To create your 75% humidity chamber, put salt in a container and mix it with some water, but not too much. You want a wet sludge, not soup. I made containers out of yogurt cartons. I cut the top off so they were about two inches tall, and I cut a recessed area so the hygrometer can rest with the sensor on top of the solution without it being in direct contact with the wet solution.

Place the hygrometer over the yogurt container and seal it in one or even two Ziploc bags. Having some air in the bag is unavoidable and that’s okay. This method should work with any hygrometer, including inexpensive mechanical hygrometers, which are typically only 75% tested or calibrated. Once again, make the necessary adaptations to ensure that the instrument does not get wet; it should detect the RH and not the water. Typically with cheaper hygrometers you can’t actually calibrate the device by changing the settings, but you can take a reading at a known RH and from that calculate a correction factor. If you have a simple instrument, like this, just calibrate to 75%, get the correction factor for future reference, and work from there. It should be close enough for your purposes.

NOTICE: If you have a professional electronic hygrometer, which has a built-in but accessible sensor, you can simplify the calibration procedure. Just get a couple of plastic jars, like oysters or similar foods, and drill holes in the lids to fit your instrument’s sensor snugly. Label the jars 75% and 33% and put your salt mixtures in the jars. I still use yogurt containers to hold salt mixes and squeeze them tight, about 1/3 of the way into the jar, so that a moisture chamber forms near the top of the jar. Screw on the lids of the jars. If you have two hygrometers, place one on each jar lid. If not, put your hygrometer on one jar lid and a piece of tape or a seal of some kind on top of the other so the RH will stabilize. Once the proper RH has been created, in the same general time frame as described below, you can quickly check or recalibrate a hygrometer by inserting the sensor into either jar. Always give an instrument time to stabilize after moving it from one humidity chamber to another. This is the most accurate way to calibrate an instrument, if it can be done this way. Readings remain more stable than when using a plastic bag: if a bag is inadvertently compressed or the contents shift, which is likely to happen if you have to calibrate the instrument rather than just look at it, the stability of the chamber humidity is affected and may result in calibration errors. As a result, that process should be done cautiously and double-checked.

75% chemical solution:

Use pure salt, sodium chloride, without additives. Morton’s canning salt from a grocery store is such a salt and is inexpensive. Put a few tablespoons in the yogurt container and add distilled water to make a slurry. Put this in a Ziploc bag, with the hygrometer attached to the container, and let it sit for about 12 hours. That time is needed for the solution to stabilize. (I let it sit overnight.) Personally, I like to leave the hygrometer display on so I can see the readings through the bag, as they change, and also that way I know when the solution has stabilized.

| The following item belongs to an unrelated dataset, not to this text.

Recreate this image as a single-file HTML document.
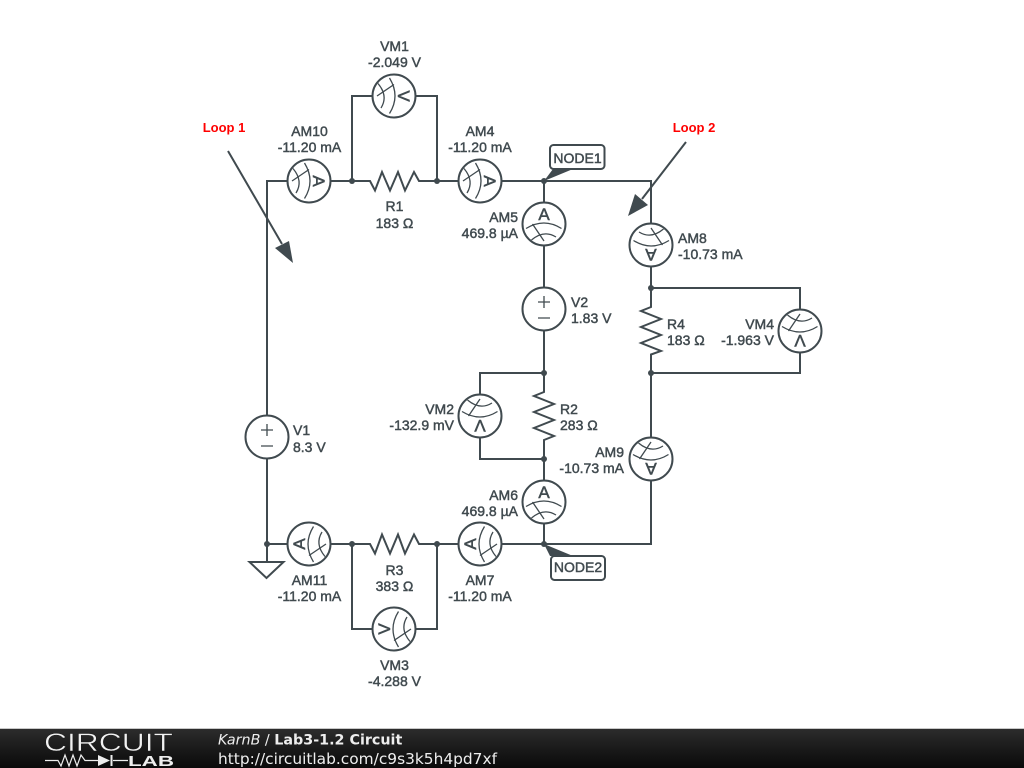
<!DOCTYPE html>
<html>
<head>
<meta charset="utf-8">
<style>
html,body{margin:0;padding:0;background:#fff;width:1024px;height:768px;overflow:hidden}
svg{display:block}
.w{fill:none;stroke:#404a4f;stroke-width:2}
.l{font-family:"Liberation Sans",sans-serif;font-size:14px;fill:#404a4f;stroke:#404a4f;stroke-width:.45}
.r{font-family:"Liberation Sans",sans-serif;font-size:13px;font-weight:bold;fill:#f00}
.n{font-family:"Liberation Sans",sans-serif;font-size:14px;fill:#404a4f;stroke:#404a4f;stroke-width:.45}
.m{font-family:"Liberation Sans",sans-serif;font-size:17px;fill:#404a4f;stroke:#404a4f;stroke-width:.5;text-anchor:middle}
.mid{text-anchor:middle}
.end{text-anchor:end}
</style>
</head>
<body>
<svg width="1024" height="768" viewBox="0 0 1024 768" xmlns="http://www.w3.org/2000/svg">
<defs>
<g id="dial">
<circle r="21.5" fill="#fff" stroke="#404a4f" stroke-width="2"/>
<path d="M-18 4.500Q0-6.500 17.500 4.500M-12.500 16Q0 5.500 12 13M-11.500 0L0 17" fill="none" stroke="#404a4f" stroke-width="1.300"/>
</g>
<g id="vs">
<circle r="21.5" fill="#fff" stroke="#404a4f" stroke-width="2"/>
<path d="M-6-7H6M0-13V-1M-6 9H6" fill="none" stroke="#404a4f" stroke-width="1.300"/>
</g>
<linearGradient id="bar" x1="0" y1="0" x2="0" y2="1">
<stop offset="0" stop-color="#2c2c2c"/><stop offset=".5" stop-color="#1a1a1a"/><stop offset="1" stop-color="#0a0a0a"/>
</linearGradient>
</defs>

<!-- wires -->
<path class="w" d="M288 181H267V523M267 459V544M267 544H288M267 544V562"/>
<path class="w" d="M331 181H370L375 190.500 382 172 390 190.500 398 172 405 190.500 414 172 419 181H459M502 181H651V224"/>
<path class="w" d="M352 181V96H373M416 96H437V181"/>
<path class="w" d="M544 181V203M544 245V288M544 331V392L534 396 554 404 534 412 554 420 534 428 554 436 544 440V481"/>
<path class="w" d="M544 373H480V395M480 437V459H544"/>
<path class="w" d="M544 523V544"/>
<path class="w" d="M651 266V307L641 311 661 319 641 327 661 335 641 343 661 351 651 354.500V437M651 480V544H502"/>
<path class="w" d="M651 288H800V310M800 352V373H651"/>
<path class="w" d="M459 544H419L414 534.500 405 553.500 398 534.500 390 553.500 382 534.500 375 553.500 370 544H331"/>
<path class="w" d="M352 544V629H373M416 629H437V544"/>
<path class="w" d="M249.500 562H283.500L266.500 578Z"/>

<!-- junctions -->
<g fill="#404a4f">
<circle cx="352" cy="181" r="3"/><circle cx="437" cy="181" r="3"/><circle cx="544" cy="181" r="3"/>
<circle cx="651" cy="288" r="3"/><circle cx="651" cy="373" r="3"/>
<circle cx="544" cy="373" r="3"/><circle cx="544" cy="459" r="3"/>
<circle cx="267" cy="544" r="3"/><circle cx="352" cy="544" r="3"/><circle cx="437" cy="544" r="3"/><circle cx="544" cy="544" r="3"/>
</g>

<!-- meters -->
<g transform="translate(309 181) rotate(90)"><use href="#dial"/><text class="m" y="-4">A</text></g>
<g transform="translate(480 181) rotate(90)"><use href="#dial"/><text class="m" y="-4">A</text></g>
<g transform="translate(394 96) rotate(90)"><use href="#dial"/><text class="m" y="-4">V</text></g>
<g transform="translate(544 224)"><use href="#dial"/><text class="m" y="-4">A</text></g>
<g transform="translate(544 502)"><use href="#dial"/><text class="m" y="-4">A</text></g>
<g transform="translate(651 245) rotate(180)"><use href="#dial"/><text class="m" y="-4">A</text></g>
<g transform="translate(651 459) rotate(180) scale(-1 1)"><use href="#dial"/><text class="m" y="-4">A</text></g>
<g transform="translate(480 416) rotate(180) scale(-1 1)"><use href="#dial"/><text class="m" y="-4">V</text></g>
<g transform="translate(800 331) rotate(180) scale(-1 1)"><use href="#dial"/><text class="m" y="-4">V</text></g>
<g transform="translate(309 544) rotate(-90)"><use href="#dial"/><text class="m" y="-4">A</text></g>
<g transform="translate(480 544) rotate(-90)"><use href="#dial"/><text class="m" y="-4">A</text></g>
<g transform="translate(394 629) rotate(-90)"><use href="#dial"/><text class="m" y="-4">V</text></g>

<use href="#vs" x="544" y="309"/>
<use href="#vs" x="267" y="437"/>

<!-- labels -->
<g class="l">
<text class="l mid" x="394.500" y="51">VM1</text><text class="l mid" x="394.500" y="67">-2.049 V</text>
<text class="l mid" x="309.500" y="136">AM10</text><text class="l mid" x="309.500" y="152">-11.20 mA</text>
<text class="l mid" x="480" y="136">AM4</text><text class="l mid" x="480" y="152">-11.20 mA</text>
<text class="l mid" x="394.500" y="211">R1</text><text class="l mid" x="394.500" y="228">183 Ω</text>
<text class="l end" x="518" y="222">AM5</text><text class="l end" x="518" y="238">469.8 µA</text>
<text class="l" x="678" y="243">AM8</text><text class="l" x="678" y="259">-10.73 mA</text>
<text class="l" x="571" y="307">V2</text><text class="l" x="571" y="323">1.83 V</text>
<text class="l" x="667" y="329">R4</text><text class="l" x="667" y="345">183 Ω</text>
<text class="l end" x="774" y="329">VM4</text><text class="l end" x="774" y="345">-1.963 V</text>
<text class="l end" x="454" y="414">VM2</text><text class="l end" x="454" y="430">-132.9 mV</text>
<text class="l" x="560" y="414">R2</text><text class="l" x="560" y="430">283 Ω</text>
<text class="l" x="293" y="435">V1</text><text class="l" x="293" y="452">8.3 V</text>
<text class="l end" x="624" y="457">AM9</text><text class="l end" x="624" y="473">-10.73 mA</text>
<text class="l end" x="518" y="500">AM6</text><text class="l end" x="518" y="516">469.8 µA</text>
<text class="l mid" x="394.500" y="575">R3</text><text class="l mid" x="394.500" y="591">383 Ω</text>
<text class="l mid" x="309.500" y="585">AM11</text><text class="l mid" x="309.500" y="601">-11.20 mA</text>
<text class="l mid" x="480" y="585">AM7</text><text class="l mid" x="480" y="601">-11.20 mA</text>
<text class="l mid" x="394.500" y="670">VM3</text><text class="l mid" x="394.500" y="686">-4.288 V</text>
</g>

<!-- node tags -->
<polygon points="544,181 553,169 573,169" fill="#404a4f"/>
<rect x="550" y="145" width="54.500" height="24" rx="3.500" fill="#fff" stroke="#404a4f" stroke-width="2"/>
<text class="n mid" x="577.500" y="163">NODE1</text>
<polygon points="544,544 550,556 573,556" fill="#404a4f"/>
<rect x="551" y="556" width="54" height="24" rx="3.500" fill="#fff" stroke="#404a4f" stroke-width="2"/>
<text class="n mid" x="578" y="572">NODE2</text>

<!-- loop annotations -->
<text class="r mid" x="224" y="132">Loop 1</text>
<text class="r mid" x="694" y="132">Loop 2</text>
<path d="M228 151L282 244" fill="none" stroke="#404a4f" stroke-width="2"/>
<polygon points="275,248 289,241 293,263" fill="#404a4f"/>
<path d="M686 142L642 199" fill="none" stroke="#404a4f" stroke-width="2"/>
<polygon points="635,194 648,205 628,216" fill="#404a4f"/>

<!-- footer -->
<rect x="0" y="728" width="1024" height="1" fill="#c8c8c8"/>
<rect x="0" y="729" width="1024" height="39" fill="url(#bar)"/>
<text x="44" y="751" font-family="Liberation Sans,sans-serif" font-size="25" fill="#f2f2f2" stroke="#1c1c1c" stroke-width=".5" textLength="129" lengthAdjust="spacingAndGlyphs">CIRCUIT</text>
<path d="M45 760.500H58L61 766 65 755 69 766 73 755 77 766 81 755 85 760.500H98M113 760.500H128" fill="none" stroke="#eee" stroke-width="1.200"/>
<polygon points="98,755 98,766 110,760.500" fill="#eee"/>
<rect x="110.500" y="755" width="2" height="11" fill="#eee"/>
<text x="128" y="766" font-family="Liberation Sans,sans-serif" font-size="14.500" font-weight="bold" fill="#eee" textLength="46" lengthAdjust="spacingAndGlyphs">LAB</text>
<text x="218" y="744.500" font-family="DejaVu Sans,sans-serif" font-size="14.300" fill="#eee"><tspan font-style="italic">KarnB</tspan> / <tspan font-weight="bold">Lab3-1.2 Circuit</tspan></text>
<text x="218" y="764" font-family="DejaVu Sans,sans-serif" font-size="15.400" fill="#eee">http://circuitlab.com/c9s3k5h4pd7xf</text>
</svg>
</body>
</html>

Most digital hygrometers must be calibrated with power or display off. So once the solution has set for 12 hours and the reading has obviously stabilized, I turn the unit off. Then I start with the manufacturer’s calibration procedures. Typically, this involves pressing, with a paper clip or similar object, a recessed button and other controls in a set order. In essence, you are “teaching” the instrument to “recognize” a set humidity the next time it is exposed to it. With the Ziploc bag, you can see the hygrometer reading and controls, so it is very easy to clip a small hole in the bag and calibrate the instrument without interfering with the relative humidity that has been created.

33% chemical solution:

You need Magnesium Chloride Hexahydrate. This isn’t as easy to obtain as regular salt, but it’s not as hard to find and can certainly be made much cheaper than buying salt calibration kits. Prices and availability change, but I buy small amounts of magnesium chloride hexahydrate, lab-grade flakes, on Ebay. You won’t be using much at once, but hygrometers need to be calibrated twice a year, so they’ll be a worthwhile supply to have on hand. It’s getting harder to buy even simple chemicals, but you can find this at chemical supply houses online. It is also used as a de-icer. (Don’t buy a magnesium + chloride supplement from a health food store – wrong product). Mix Magnesium Chloride Hexahydrate with distilled water, in the same manner as described above, and follow all the same procedures. You can start both bags, 33% and 75% at the same time, and place the instrument in one. This allows both solutions to stabilize at the same time and start producing the RH you need. After you have performed the first calibration, open and quickly place the hygrometer in the next bag. Give it time to stabilize. This can take anywhere from 40 minutes to six hours. You can tell when it’s ready for calibration because the reading stays the same for long periods of time. Complete the second calibration and you are done for six months!

Note: If you want to test the overall accuracy of your instrument, other salts can produce many different RH levels. The procedures, in terms of mixing the salts and water and creating a controlled humidity chamber, are the same as those described above.

POSTED SALT BATH HR AT 25°C
LITHIUM BROMIDE 6.37%;
LITHIUM CHLORIDE 11.30%;
POTASSIUM ACETATE 22.51%;
MAGNESIUM CHLORIDE 32.80%;
POTASSIUM CARBONATE 43.16%;
MAGNESIUM NITRATE 52.89%;
SODIUM BROMIDE 57.57%;
POTASSIUM IODIDE 68.86%;
SODIUM CHLORIDE 75.30%;
POTASSIUM CHLORIDE 84.34%;
POTASSIUM SULFATE 97.30%

This calibration procedure can be used with any hygrometer, whether or not it can be calibrated, to determine its accuracy and mathematically correct for inconsistencies. For example, if the instrument reads 80% humidity in the 75% saline solution, you are reading 6.0-7.0% too high and this should be taken into account when taking future readings. Typically with a mechanical unit, only the 75% reading is tested. Some people will test a hygrometer by wrapping it in a wet towel and after a few hours the reading should be around 98%. One problem with this is that if the instrument is set to read too high and displays a reading at the top of the scale, which seems reasonable when you are on a wet towel, the unit could be sensing 110% or even 120%. but that is not apparent because the reading is off the scale. So a subsequent reading that shows 50% might actually be 20 points in error. It is for this reason that the two lower calibration points, both clearly visible on the instrument’s screen, have been established by the manufacturers.